What changes would be made this year if the precautionary principle were being used in guiding decisions?

Rentz:In an ideal world we would have an ideal monitoring system and would be able to determine when reductions are being effectuated. We have fugitive emissions. New tools may allow us to target these, such as an infrared camera – it looks like a video camera and can view VOCs through a heat-sensing lens. It’s effective from an investigative standpoint and industry likes it as well – finding emissions helps them locate leaking and loss of valuable product.

The more information we have the better. Comprehensive monitoring is very expensive. TCEQ is looking at innovative ways to test that using the monitors we have in place.
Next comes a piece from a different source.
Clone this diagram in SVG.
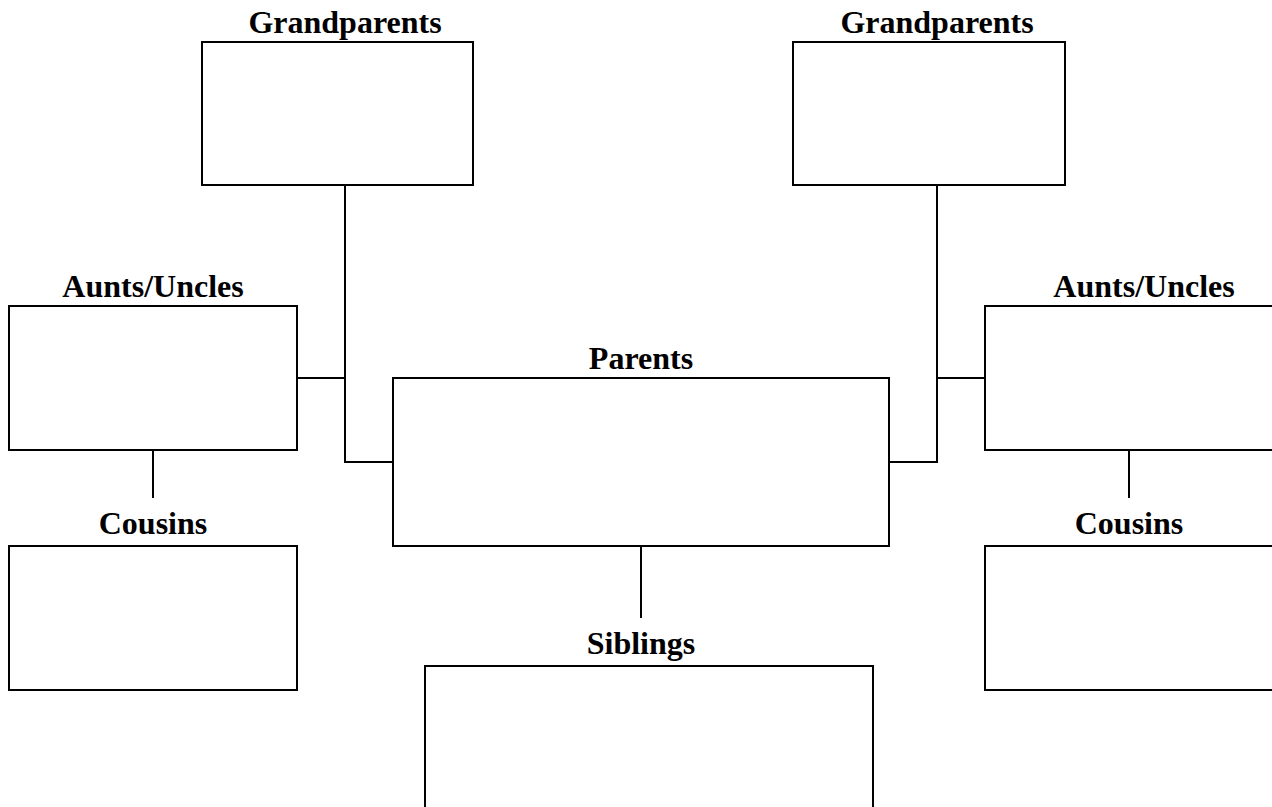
<svg xmlns="http://www.w3.org/2000/svg" width="1272" height="807" viewBox="0 0 1272 807">
<style>
.box{fill:#fff;stroke:#000;stroke-width:2}
.lbl{font-family:"Liberation Serif","Times New Roman",serif;font-weight:bold;font-size:32px;text-anchor:middle;fill:#000}
.conn{fill:none;stroke:#000;stroke-width:2}
</style>
<rect width="1272" height="807" fill="#fff"/>
<g id="connectors">
<polyline class="conn" points="345,185 345,462 393,462"/>
<line class="conn" x1="297" y1="378" x2="345" y2="378"/>
<polyline class="conn" points="937,185 937,462 889,462"/>
<line class="conn" x1="937" y1="378" x2="985" y2="378"/>
<line class="conn" x1="153" y1="450" x2="153" y2="498"/>
<line class="conn" x1="1129" y1="450" x2="1129" y2="498"/>
<line class="conn" x1="641" y1="546" x2="641" y2="618"/>
</g>
<g id="grandparents-left">
<rect class="box" x="202" y="42" width="271" height="143"/>
<text class="lbl" x="345" y="33">Grandparents</text>
</g>
<g id="grandparents-right">
<rect class="box" x="793" y="42" width="272" height="143"/>
<text class="lbl" x="937" y="33">Grandparents</text>
</g>
<g id="aunts-left">
<rect class="box" x="9" y="306" width="288" height="144"/>
<text class="lbl" x="153" y="297">Aunts/Uncles</text>
</g>
<g id="aunts-right">
<rect class="box" x="985" y="306" width="300" height="144"/>
<text class="lbl" x="1144" y="297">Aunts/Uncles</text>
</g>
<g id="parents">
<rect class="box" x="393" y="378" width="496" height="168"/>
<text class="lbl" x="641" y="369">Parents</text>
</g>
<g id="cousins-left">
<rect class="box" x="9" y="546" width="288" height="144"/>
<text class="lbl" x="153" y="534">Cousins</text>
</g>
<g id="cousins-right">
<rect class="box" x="985" y="546" width="300" height="144"/>
<text class="lbl" x="1129" y="534">Cousins</text>
</g>
<g id="siblings">
<rect class="box" x="425" y="666" width="448" height="160"/>
<text class="lbl" x="641" y="654">Siblings</text>
</g>
</svg>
The Houston area is one of the most heavily monitored places in the nation. We are doing a pilot project trying to detect low level early releases, As soon as releases are detected, an alert goes to area industries to try and stop the release before more release occurs. This really shows that we are trying to use monitors we have in place in an innovative way. We want to determine better ways to use tools where non-compliance is occurring. We have to know about it to fix it.


What would it take for Houston to become a model city for improving the environment and cleaning up the air?

Rentz:We need people in place who want to make change and work to get it to happen. Just the physics of how ozone is formed is so difficult, one agency couldn’t fix it – it requires a network of people to work together. Houston is fortunate because we have people in place, and that’s exciting.